I was answered with a flat "No."
The matter-of-factly manner in which I was replied caused me to ponder if ‘out’ people ostracize the closeted community?
To be honest I would not even entertain this train of thought if it had not been for a recent encounter. I was online, again, and on one of those many gay personals websites when I received a message from a guy who claim he knew me when I was in the navy. We chatted for a bit and when I asked for a face picture he declined because of the need for discretion due to the nature of his job in the military. I will not lie to you, my eyeballs stayed white for a good five seconds as I rolled my eyes. Urgh, I am so over that word, discreet.
Honeys, the frequent D words in my vocabulary are dildo, douche, douche bag and double on the rocks. But wasn’t there a time when I was in the closet too? (You know around the time when dinosaurs roamed the earth and sequined bellbottoms where in fashion?)
Those of us that wear the rainbow flag on our sleeve we become tired of those in the closet because to us there really shouldn’t be a reason to stay in the closet in this day and age. However, coming out does not have a timeline and we have to remember that a large part of the LGBT community is still in the closet and we should try to project a welcoming environment for those to come out to instead of losing our patience with them.
So back to the question of would I date a closeted person?

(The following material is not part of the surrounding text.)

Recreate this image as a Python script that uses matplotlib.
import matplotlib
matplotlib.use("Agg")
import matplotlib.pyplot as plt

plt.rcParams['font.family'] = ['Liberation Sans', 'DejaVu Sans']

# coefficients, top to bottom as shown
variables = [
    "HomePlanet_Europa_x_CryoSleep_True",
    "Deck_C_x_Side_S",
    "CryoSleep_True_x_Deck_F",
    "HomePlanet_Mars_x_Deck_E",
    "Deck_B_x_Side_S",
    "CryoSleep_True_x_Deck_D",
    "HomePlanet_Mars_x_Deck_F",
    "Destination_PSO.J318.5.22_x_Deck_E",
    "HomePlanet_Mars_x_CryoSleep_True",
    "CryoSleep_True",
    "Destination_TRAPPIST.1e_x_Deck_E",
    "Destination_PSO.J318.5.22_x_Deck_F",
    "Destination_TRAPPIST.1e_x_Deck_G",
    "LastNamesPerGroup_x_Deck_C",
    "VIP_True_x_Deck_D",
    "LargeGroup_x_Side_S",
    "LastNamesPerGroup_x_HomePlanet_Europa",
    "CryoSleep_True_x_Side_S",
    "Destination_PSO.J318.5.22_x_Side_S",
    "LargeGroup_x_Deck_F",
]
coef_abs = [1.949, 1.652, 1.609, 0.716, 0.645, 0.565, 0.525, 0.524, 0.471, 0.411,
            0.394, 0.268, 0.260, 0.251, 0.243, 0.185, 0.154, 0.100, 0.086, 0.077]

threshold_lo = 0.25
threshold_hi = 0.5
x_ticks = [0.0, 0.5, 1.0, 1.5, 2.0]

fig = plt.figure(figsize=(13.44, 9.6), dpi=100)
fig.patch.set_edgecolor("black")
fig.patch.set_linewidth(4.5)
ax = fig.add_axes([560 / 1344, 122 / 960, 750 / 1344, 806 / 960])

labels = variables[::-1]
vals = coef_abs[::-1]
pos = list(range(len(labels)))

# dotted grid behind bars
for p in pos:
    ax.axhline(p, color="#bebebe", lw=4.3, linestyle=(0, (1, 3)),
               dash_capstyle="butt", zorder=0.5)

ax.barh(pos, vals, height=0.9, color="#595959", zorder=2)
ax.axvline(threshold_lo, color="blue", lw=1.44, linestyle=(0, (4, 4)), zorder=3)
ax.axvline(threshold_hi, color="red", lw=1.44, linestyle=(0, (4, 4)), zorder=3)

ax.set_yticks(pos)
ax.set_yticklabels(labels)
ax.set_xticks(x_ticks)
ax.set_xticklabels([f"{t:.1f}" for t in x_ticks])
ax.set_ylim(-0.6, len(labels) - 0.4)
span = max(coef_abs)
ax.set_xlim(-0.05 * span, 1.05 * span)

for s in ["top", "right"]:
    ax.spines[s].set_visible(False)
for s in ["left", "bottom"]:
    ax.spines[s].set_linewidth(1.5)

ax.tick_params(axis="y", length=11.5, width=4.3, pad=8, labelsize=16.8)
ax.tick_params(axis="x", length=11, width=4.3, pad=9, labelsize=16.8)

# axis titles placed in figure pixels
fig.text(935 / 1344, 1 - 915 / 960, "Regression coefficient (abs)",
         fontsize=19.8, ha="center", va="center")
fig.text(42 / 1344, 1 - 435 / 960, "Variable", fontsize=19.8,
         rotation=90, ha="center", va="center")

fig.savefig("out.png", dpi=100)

The answer is yes, but I would like to think that with the time and effort that I spend moving back closer to the closet in order to form a relationship with this person would someday have a positive effect on him to make him want to come out. My wrists can only stay butch for so long before they become limp again.
It is our struggles that unite us and remembering that there was a time that we too we afraid, lost and confused would actually help us build a better community in the end.